For a course I am teaching, I am having my students fit a Gaussian mixture model using MLEs via the EM algorithm to a bivariate dataset. I have asked the students to use use cross-validation to choose the "best" number of classes in the mixture on the lines of the discussion here. For a given loss function and a classes $c$, CV calculates: $$ CV(c) = \dfrac{1}{n} \sum Lo(f, \hat{f}_c)\,, $$ where $Lo(f, \hat{f}_c)$ is the loss from fitting an MLE-based $c$ component model to the data. The natural loss function to use is the negative log-likelihood. So that the final CV estimates for fitting a model with $c$ classes are $$ CV(c) = \dfrac{1}{n} \sum_{i=1}^{n} \left(-\log L(x_{-i},y_{-i}|c)\right)\,.$$
where $L(x_{-i},y_{-i}|c)$ is the estimated likelihood from the held-out data using MLE estimates.

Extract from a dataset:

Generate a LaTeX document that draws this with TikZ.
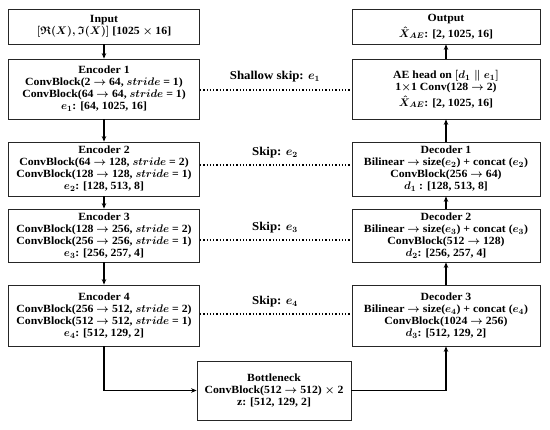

If parsimonious models are preferred over over-fitting, does it make sense to use AIC/BIC or other penalized likelihood based loss functions within cross-validation, so that: $$ CV(c) = \dfrac{1}{n} \sum_{i=1}^{n} \left(-2\log L(x_{-i},y_{-i}|c) + 2p\right)\,?$$
Of course, we could use AIC/BIC as stand-alone model selection criterions. But I haven't seen them used within cross-validation. Is there a reason why this doesn't many sense?